From the US midterms to Brazil’s presidential race, 2022 has witnessed many very closely fought elections. Whilst pollsters have frequently predicted giant waves for one side or the other, many elections this year have instead seen only minor changes in voting patterns, sometimes enough to tip the result and sometimes not. In the wake of such contradictions, is it now time to ask whether, in many countries, political landslides are now consigned to the past?
To understand, one needs to look no further than Brazil’s presidential election, where, just days before the first round of voting, pollsters had the Workers’ Party’s Lula da Silva ten points ahead of incumbent Jair Bolsonaro. However, come the first round of voting, Lula’s actual lead amounted to around 5 percentage points, with this lead slipping to less than 2% in the second-round runoff. Likewise, a similar story could be seen in the US midterms, where the expected “red wave” never materialised, with the Democrats losing the House of Representatives by just a few votes and the Senate equally tight. Likewise, even in elections where the results have been more one-sided, many of these elections have been notable for their lack of a dramatic change in vote share compared to previous elections. In France, for example, whilst Le Pen made significant inroads in 2022’s presidential race, her vote still remained far behind Macron’s.
So just what is behind this apparent trend? To explore this we need to look closer at the elections at hand. For one thing, these three elections seem to share a similar story of centre or centre-left mainstream politicians and parties competing against the forces of the populist radical right. In these elections, candidates on both sides have presented their opponents as a threat to their voters’ way of life, focusing on sociocultural issues to drive up turnout. The issue of abortion, for example, is thought to have driven up youth Democrat turnout in the US.
These elections thus seem to demonstrate a continuation of the populist-mainstream cleavage evident in many elections in the latter part of the 2010s. The same polarising social and cultural issues that dominated the agenda during Trump’s first election win seem to hold just as much sway now. The result has been the continuation of a very polarised style of politics, in which politicians have sought more to mobilise their base rather than reach across the political divide on polarising issues, to attract swing voters. Many political scientists have thus concluded that in this world of high issue-polarisation, the swing voters previously attributed for huge election landslides no longer exist on the scale they used to, with political scientist Rachel Bitecofer going so far as to suggest election votes are now determined almost solely by politicians mobilising their own support base. Thus, in this view, the type of landslide elections which were common in the US, for example, in the late 20th century, can no longer occur now.

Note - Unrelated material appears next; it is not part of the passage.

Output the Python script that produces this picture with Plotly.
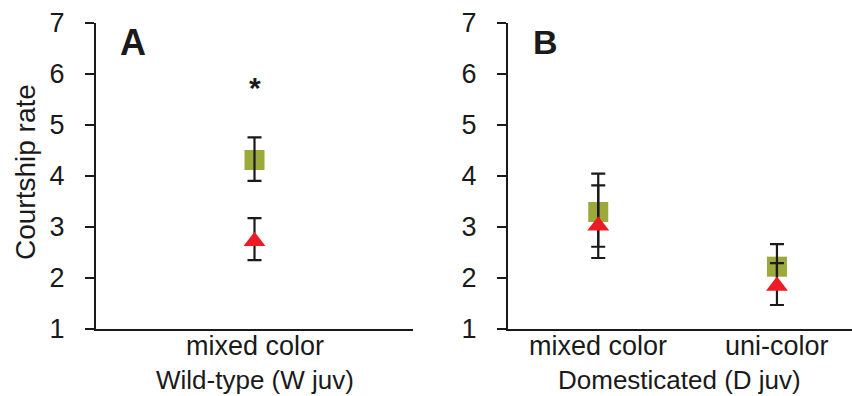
import plotly.graph_objects as go

# ---- data ----
cats_A = ["mixed color"]
sq_A = [4.31]
sq_A_up = [0.44]
sq_A_dn = [0.41]
tri_A = [2.72]
tri_A_up = [0.45]
tri_A_dn = [0.37]

cats_B = ["mixed color", "uni-color"]
sq_B = [3.29, 2.22]
sq_B_up = [0.75, 0.44]
sq_B_dn = [0.68, 0.39]
tri_B = [3.02, 1.84]
tri_B_up = [0.79, 0.45]
tri_B_dn = [0.63, 0.37]

y_ticks = [1, 2, 3, 4, 5, 6, 7]
star_A = 5.72

# ---- style ----
W, H = 852, 396
GREEN = "#9BAA3A"
RED = "#ED1C24"
INK = "#1a1a1a"
FONT = "Liberation Sans, Arial, sans-serif"
FS = 27

def px_x(p):
    return p / W

def px_y(p):
    return 1 - p / H

yb, yt = px_y(329), px_y(22.5)
domA = [px_x(96), px_x(413)]
domB = [px_x(508), px_x(852)]

fig = go.Figure()

def add_panel(xs, sq, sq_u, sq_d, tri, tri_u, tri_d, xa, ya):
    err = dict(type="data", visible=True, symmetric=False, thickness=2.2, width=7, color=INK)
    fig.add_trace(go.Scatter(x=xs, y=sq, mode="markers", xaxis=xa, yaxis=ya,
                             marker=dict(symbol="square", size=20, color=GREEN),
                             showlegend=False, hoverinfo="skip"))
    fig.add_trace(go.Scatter(x=xs, y=sq, mode="markers", xaxis=xa, yaxis=ya,
                             marker=dict(size=1, color="rgba(0,0,0,0)"),
                             error_y=dict(array=sq_u, arrayminus=sq_d, **err),
                             showlegend=False, hoverinfo="skip"))
    fig.add_trace(go.Scatter(x=xs, y=tri, mode="markers", xaxis=xa, yaxis=ya,
                             marker=dict(symbol="triangle-up", size=19, color=RED),
                             error_y=dict(array=tri_u, arrayminus=tri_d, **err),
                             showlegend=False, hoverinfo="skip"))

add_panel(list(range(len(cats_A))), sq_A, sq_A_up, sq_A_dn, tri_A, tri_A_up, tri_A_dn, "x", "y")
add_panel(list(range(len(cats_B))), sq_B, sq_B_up, sq_B_dn, tri_B, tri_B_up, tri_B_dn, "x2", "y2")

yaxis_common = dict(range=[1, 7], tickvals=y_ticks, ticks="outside", ticklen=9,
                    tickwidth=2, tickcolor=INK, showline=True, linewidth=2,
                    linecolor=INK, showgrid=False, zeroline=False, automargin=False,
                    tickfont=dict(family=FONT, size=27, color=INK),
                    ticklabelstandoff=15)
xaxis_common = dict(showline=True, linewidth=2, linecolor=INK, showgrid=False,
                    zeroline=False, ticks="", automargin=False, showticklabels=False)

fig.update_layout(
    width=W, height=H,
    margin=dict(l=0, r=0, t=0, b=0, autoexpand=False),
    paper_bgcolor="white", plot_bgcolor="white",
    xaxis=dict(domain=domA, range=[-0.5, 0.5], anchor="y", **xaxis_common),
    yaxis=dict(domain=[yb, yt], anchor="x", **yaxis_common),
    xaxis2=dict(domain=domB, range=[-0.505, 1.42], anchor="y2", **xaxis_common),
    yaxis2=dict(domain=[yb, yt], anchor="x2", **yaxis_common),
)

# x-axis line extends left past the y axis
for xr, yr, dw in [("x domain", "y", 413 - 96), ("x2 domain", "y2", 852 - 508)]:
    fig.add_shape(type="line", xref=xr, yref=yr, x0=-9 / dw, x1=0, y0=1, y1=1,
                  line=dict(color=INK, width=2))

c = dict(xanchor="center", yanchor="middle", showarrow=False)
ann = []
# category labels under the x axis
for cats, xr, yr in [(cats_A, "x", "y"), (cats_B, "x2", "y2")]:
    for i, lab in enumerate(cats):
        ann.append(dict(text=lab, x=i, y=1, xref=xr, yref=yr, xanchor="center",
                        yanchor="top", showarrow=False, borderpad=0, yshift=-1,
                        font=dict(family=FONT, size=FS, color=INK)))
ann.append(dict(text="<b>A</b>", x=px_x(133), y=px_y(42), xref="paper", yref="paper",
                font=dict(family=FONT, size=36, color=INK), **c))
ann.append(dict(text="<b>B</b>", x=px_x(545), y=px_y(42), xref="paper", yref="paper",
                font=dict(family=FONT, size=34, color=INK), **c))
ann.append(dict(text="<b>*</b>", x=0, y=star_A, xref="x", yref="y",
                font=dict(family=FONT, size=30, color=INK), **c))
ann.append(dict(text="Courtship rate", x=px_x(25), y=px_y(172), xref="paper", yref="paper",
                textangle=-90, font=dict(family=FONT, size=28, color=INK), **c))
b = dict(xanchor="center", yanchor="bottom", showarrow=False, borderpad=0)
ann.append(dict(text="Wild-type (W juv)", x=(domA[0] + domA[1]) / 2, y=0,
                xref="paper", yref="paper",
                font=dict(family=FONT, size=26, color=INK), **b))
ann.append(dict(text="Domesticated (D juv)", x=px_x(679), y=0,
                xref="paper", yref="paper",
                font=dict(family=FONT, size=26, color=INK), **b))
fig.update_layout(annotations=ann)

fig.write_html("out.html")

However, can we really extrapolate this pattern for the whole democratic world? A quick look at polling in many countries with a similar previous recent history of populism would suggest otherwise. Labour’s 20 percentage point lead in current UK polls, for example, suggests that we haven’t seen the last of big-swing elections. Defenders of the landslide thesis will however point to Labour’s avoidance of polarising sociocultural issues, such as Brexit, to explain their apparent ability to attract 2019 Tory voters, with Labour currently polling a 23% lead over the Tories in so-called “red wall”. It also remains to be seen that, if Labour are forced to take sides on more divisive issues in the run up to a general election, whether they’ll be able to retain such a poll lead.

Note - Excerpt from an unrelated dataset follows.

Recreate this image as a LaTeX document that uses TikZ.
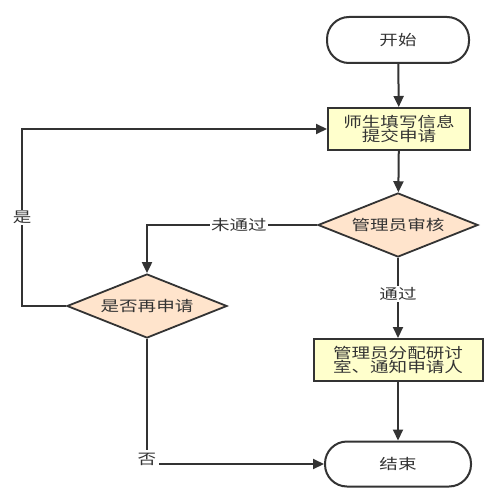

Yet other critics of this supposed end-of-landslides theory will debate the extent to which landslides in voting behaviour have occurred at all in the past half century. For many such people, supposed landslides are more the result of irregularities in majoritarian electoral systems than changes in voting behaviour. For example, one could point to the UK Conservative’s huge electoral defeat in 1997, where they lost around 25% of their vote share but over half their seats. By contrast, in Germany’s 2021 federal election, the CDU lost a similar share of their popular vote, but lost just over 20% of their seats, due to Germany’s more proportional electoral system. From this perspective, has today’s climate of political polarisation engendered the end of landslide victories, if historical landslides are more a product of electoral systems than changes in voting behaviour?
Nevertheless, whatever one attributes to be the cause of historical landslides, it is clear that in certain countries, the huge degree of political polarisation has led to high rates of turnout for party-affiliated voters and a decreased role for the swing voter. In the US, for example, the high rates of Democrat turnout, despite Biden’s low approval ratings, demonstrates how we seem to be entering a period where party-affiliated voters are more likely to vote, regardless of what their party does in power. It remains to be seen yet whether the huge polarisation in countries like Brazil and the US will lead to the continuation of very close elections, and to what extent the pattern will be the same for other democratic countries moving forward.